GLOBAL - Endowments are no longer leaders in environmental, social and corporate governance (ESG) investments, a study has revealed.

The report - entitled "Environmental, Social and Governance Investing by College and University Endowments in the United States: Social Responsibility, Sustainability and Stakeholder Relations" - also found that a number of colleges and universities claim to make sustainable investments when they do not meet the standard definitions of such investments.

Jon Lukomnik, executive director at the Investor Responsibility Research Center (IRRC) Institute, which commissioned and funded the study, said: "The findings are somewhat counter-intuitive to what one would expect from the university community.

"Historically, endowments were groundbreaking institutional investors that addressed social and environmental considerations in their investments far earlier than others.

"Our findings indicate that today's endowments no longer are leaders in the institutional ESG investment arena."

The report also found a general lack of transparency on ESG practices.

Lukomnik added: "Investment policies are remarkably opaque, even at some state-funded universities.

"We also find that the educational community largely is absent from the national and global institutional investment networks.

"For example, not a single endowment is amongst the 900 signatories of the UN Principles for Responsible Investment, and only one is a member of the Council of Institutional Investors, the leading US association of institutional investors."
 
The report's key findings are as follows:
•    The primary form of ESG investing activity by endowments tends to remain single-issue negative screening of public equity portfolios related to issues such as tobacco or targeted divestment from the Sudan.

•    Increasing numbers of surveys and reporting mechanisms have emerged over the last decade to obtain information about sustainable and responsible endowment management. Yet a widespread lack of independent verification of self-reported data exists. Moreover, there is confusion about the semantics of ESG investing, resulting in problematic claims and misclassification of investments. And despite the proliferation of surveys, ESG investment transparency remains poor.

•    Considerable focus is placed on proxy-voting recommendations.

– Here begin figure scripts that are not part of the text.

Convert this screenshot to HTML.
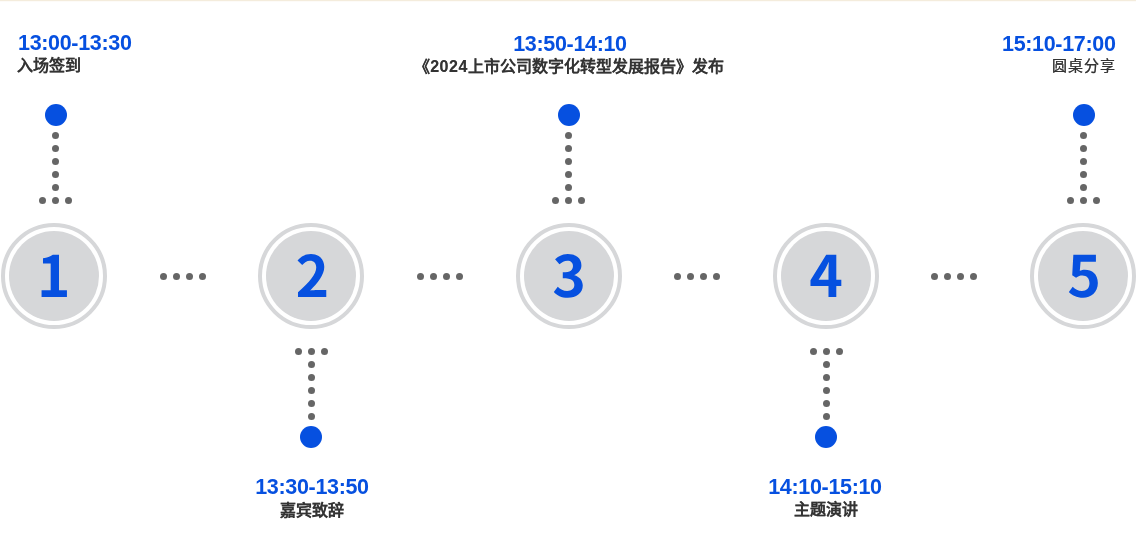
<!DOCTYPE html>
<html lang="zh-CN"><head><meta charset="utf-8"><style>
html,body{margin:0;padding:0;width:1136px;height:560px;overflow:hidden;background:#fff;font-family:"Liberation Sans",sans-serif}
.top{position:absolute;left:0;top:0;width:1136px;height:1px;background:#f4ecdc;box-shadow:0 1px 0 #fdfbf8}
i{position:absolute;border-radius:50%;display:block}
.c{position:absolute;top:223px;width:98px;height:98px;border:4px solid #d6d7d9;border-radius:50%}
.ci{position:absolute;left:4px;top:4px;width:90px;height:90px;border-radius:50%;background:#d6d7d9}
.dg{position:absolute;left:0;top:0}
.t{position:absolute;white-space:nowrap;font-weight:bold;will-change:transform}
.tm{color:#0650e0;font-size:21.5px;line-height:24px;letter-spacing:-0.33px}
.ti{color:#333333;font-size:16px;line-height:20px;text-shadow:0 0 0.6px rgba(51,51,51,.6)}
</style></head><body>
<div class="top"></div>
<i style="left:45px;top:104px;width:22px;height:22px;background:#0650e0"></i><i style="left:52px;top:132px;width:7px;height:7px;background:#666666"></i><i style="left:52px;top:145px;width:7px;height:7px;background:#666666"></i><i style="left:52px;top:158px;width:7px;height:7px;background:#666666"></i><i style="left:52px;top:171px;width:7px;height:7px;background:#666666"></i><i style="left:52px;top:184px;width:7px;height:7px;background:#666666"></i><i style="left:52px;top:197px;width:7px;height:7px;background:#666666"></i><i style="left:39px;top:197px;width:7px;height:7px;background:#666666"></i><i style="left:65px;top:197px;width:7px;height:7px;background:#666666"></i><i style="left:558px;top:104px;width:22px;height:22px;background:#0650e0"></i><i style="left:565px;top:132px;width:7px;height:7px;background:#666666"></i><i style="left:565px;top:145px;width:7px;height:7px;background:#666666"></i><i style="left:565px;top:158px;width:7px;height:7px;background:#666666"></i><i style="left:565px;top:171px;width:7px;height:7px;background:#666666"></i><i style="left:565px;top:184px;width:7px;height:7px;background:#666666"></i><i style="left:565px;top:197px;width:7px;height:7px;background:#666666"></i><i style="left:552px;top:197px;width:7px;height:7px;background:#666666"></i><i style="left:578px;top:197px;width:7px;height:7px;background:#666666"></i><i style="left:1073px;top:104px;width:22px;height:22px;background:#0650e0"></i><i style="left:1080px;top:132px;width:7px;height:7px;background:#666666"></i><i style="left:1080px;top:145px;width:7px;height:7px;background:#666666"></i><i style="left:1080px;top:158px;width:7px;height:7px;background:#666666"></i><i style="left:1080px;top:171px;width:7px;height:7px;background:#666666"></i><i style="left:1080px;top:184px;width:7px;height:7px;background:#666666"></i><i style="left:1080px;top:197px;width:7px;height:7px;background:#666666"></i><i style="left:1067px;top:197px;width:7px;height:7px;background:#666666"></i><i style="left:1093px;top:197px;width:7px;height:7px;background:#666666"></i><i style="left:300px;top:426px;width:22px;height:22px;background:#0650e0"></i><i style="left:308px;top:348px;width:7px;height:7px;background:#666666"></i><i style="left:308px;top:361px;width:7px;height:7px;background:#666666"></i><i style="left:308px;top:374px;width:7px;height:7px;background:#666666"></i><i style="left:308px;top:387px;width:7px;height:7px;background:#666666"></i><i style="left:308px;top:400px;width:7px;height:7px;background:#666666"></i><i style="left:308px;top:413px;width:7px;height:7px;background:#666666"></i><i style="left:295px;top:348px;width:7px;height:7px;background:#666666"></i><i style="left:321px;top:348px;width:7px;height:7px;background:#666666"></i><i style="left:815px;top:426px;width:22px;height:22px;background:#0650e0"></i><i style="left:823px;top:348px;width:7px;height:7px;background:#666666"></i><i style="left:823px;top:361px;width:7px;height:7px;background:#666666"></i><i style="left:823px;top:374px;width:7px;height:7px;background:#666666"></i><i style="left:823px;top:387px;width:7px;height:7px;background:#666666"></i><i style="left:823px;top:400px;width:7px;height:7px;background:#666666"></i><i style="left:823px;top:413px;width:7px;height:7px;background:#666666"></i><i style="left:810px;top:348px;width:7px;height:7px;background:#666666"></i><i style="left:836px;top:348px;width:7px;height:7px;background:#666666"></i><i style="left:160px;top:273px;width:7px;height:7px;background:#666666"></i><i style="left:173px;top:273px;width:7px;height:7px;background:#666666"></i><i style="left:186px;top:273px;width:7px;height:7px;background:#666666"></i><i style="left:199px;top:273px;width:7px;height:7px;background:#666666"></i><i style="left:417px;top:273px;width:7px;height:7px;background:#666666"></i><i style="left:430px;top:273px;width:7px;height:7px;background:#666666"></i><i style="left:443px;top:273px;width:7px;height:7px;background:#666666"></i><i style="left:456px;top:273px;width:7px;height:7px;background:#666666"></i><i style="left:674px;top:273px;width:7px;height:7px;background:#666666"></i><i style="left:687px;top:273px;width:7px;height:7px;background:#666666"></i><i style="left:700px;top:273px;width:7px;height:7px;background:#666666"></i><i style="left:713px;top:273px;width:7px;height:7px;background:#666666"></i><i style="left:931px;top:273px;width:7px;height:7px;background:#666666"></i><i style="left:944px;top:273px;width:7px;height:7px;background:#666666"></i><i style="left:957px;top:273px;width:7px;height:7px;background:#666666"></i><i style="left:970px;top:273px;width:7px;height:7px;background:#666666"></i>
<div class="c" style="left:1px" role="img" aria-label="1"><div class="ci"></div></div><div class="c" style="left:258.25px" role="img" aria-label="2"><div class="ci"></div></div><div class="c" style="left:515.5px" role="img" aria-label="3"><div class="ci"></div></div><div class="c" style="left:772.75px" role="img" aria-label="4"><div class="ci"></div></div><div class="c" style="left:1030px" role="img" aria-label="5"><div class="ci"></div></div><svg class="dg" width="1136" height="560" viewBox="0 0 1136 560" aria-hidden="true"><g fill="#0650e0"><path transform="translate(36.89 297) scale(0.057 -0.057)" d="M82 0H527V120H388V741H279C232 711 182 692 107 679V587H242V120H82Z"/><path transform="translate(295.54 297) scale(0.057 -0.057)" d="M43 0H539V124H379C344 124 295 120 257 115C392 248 504 392 504 526C504 664 411 754 271 754C170 754 104 715 35 641L117 562C154 603 198 638 252 638C323 638 363 592 363 519C363 404 245 265 43 85Z"/><path transform="translate(552.34 297) scale(0.057 -0.057)" d="M273 -14C415 -14 534 64 534 200C534 298 470 360 387 383V388C465 419 510 477 510 557C510 684 413 754 270 754C183 754 112 719 48 664L124 573C167 614 210 638 263 638C326 638 362 604 362 546C362 479 318 433 183 433V327C343 327 386 282 386 209C386 143 335 106 260 106C192 106 139 139 95 182L26 89C78 30 157 -14 273 -14Z"/><path transform="translate(809.28 297) scale(0.057 -0.057)" d="M337 0H474V192H562V304H474V741H297L21 292V192H337ZM337 304H164L279 488C300 528 320 569 338 609H343C340 565 337 498 337 455Z"/><path transform="translate(1067.36 297) scale(0.057 -0.057)" d="M277 -14C412 -14 535 81 535 246C535 407 432 480 307 480C273 480 247 474 218 460L232 617H501V741H105L85 381L152 338C196 366 220 376 263 376C337 376 388 328 388 242C388 155 334 106 257 106C189 106 136 140 94 181L26 87C82 32 159 -14 277 -14Z"/></g></svg>
<div class="t tm" style="left:18px;top:31px">13:00-13:30</div>
<div class="t ti" style="left:17px;top:56px">入场签到</div>
<div class="t tm" style="left:370px;width:400px;text-align:center;top:32px">13:50-14:10</div>
<div class="t ti" style="left:369px;width:400px;text-align:center;top:56.5px">《<span style="letter-spacing:0.5px">2024</span>上市公司数字化转型发展报告》发布</div>
<div class="t tm" style="right:20px;top:32px">15:10-17:00</div>
<div class="t ti" style="right:20.5px;top:56px;font-weight:normal;font-size:15px;letter-spacing:1px;-webkit-text-stroke:0.2px #333">圆桌分享</div>
<div class="t tm" style="left:112px;width:400px;text-align:center;top:475px">13:30-13:50</div>
<div class="t ti" style="left:112px;width:400px;text-align:center;top:500.5px">嘉宾致辞</div>
<div class="t tm" style="left:625px;width:400px;text-align:center;top:475px">14:10-15:10</div>
<div class="t ti" style="left:625.5px;width:400px;text-align:center;top:500px">主题演讲</div>
</body></html>
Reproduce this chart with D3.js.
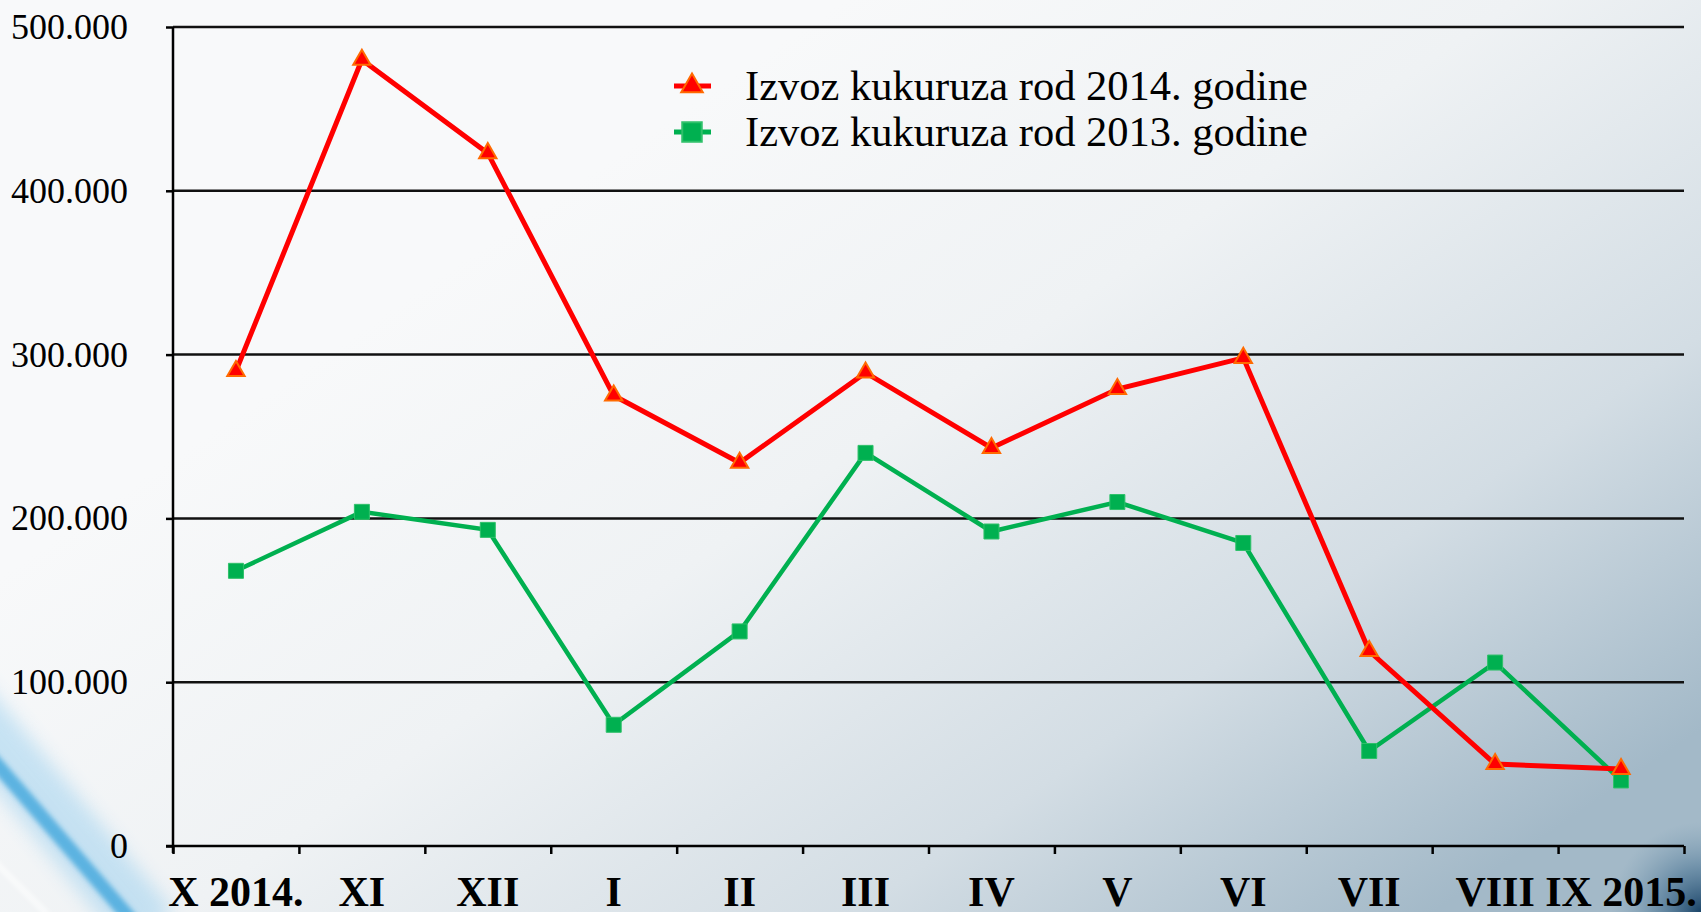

Yet many colleges are shifting investments from publicly traded securities to indirect investments in commingled vehicles and more opaque, illiquid investments in alternative asset classes, meaning that traditional equity investing, including proxy voting, is a decreasing portion of many endowments. There is little consideration by endowments of ESG issues in non-public equity asset classes despite some interesting but small ESG programmes in different asset classes.

•    The endowment community exhibits a weak understanding of ESG investing strategies, trends, opportunities and language. Also, there is no standardised conceptualisation of sustainable and responsible investment activities that are widely practiced in the capital markets.

•    Endowments are absent from leading investor networks where ESG investment issues are routinely discussed.

•    Misperceptions about ESG investing open immense learning opportunities for the endowment community, though a much greater openness to discussions of sustainable and responsible investing is needed. Endowments desiring to understand the current state of ESG research and application will need to join these conversations and begin convening their own dedicated, multi-stakeholder networks.

•    Small-scale experimentation is occurring in areas such as microfinance investment, student-run socially responsible investment funds, green revolving loan funds and shareholder advocacy.

The study notes that, when sustainable investment programmes are initiated, it is because of the unique nature of educational endowments, which typically have more constituencies than other institutional investors.

These constituencies often include students, alumni, donors, faculty, staff and administrators, trustees and community groups that can have competing stakes and exert pressure on endowments.
 
Joshua Humphreys, the study's lead author and fellow at Boston-based think tank Tellus Institute, which conducted the research, said: "Stakeholder dynamics are key to understanding sustainable and responsible investing by college endowments.

"What little uptake we observed of ESG investing among endowments can repeatedly be traced back to schools responding to the demands of students, alumni and donors, faculty and staff and non-profit and community groups.

"Colleges are far less proactive in the ESG investing space than one would expect from mission-driven institutional investors."

The report addresses three broad areas - the incorporation of ESG criteria into endowment management, shareholder advocacy and active-ownership initiatives and the governance and transparency of ESG investment decision-making.

US college and university endowments have more than $400bn (€326bn) in combined assets under management.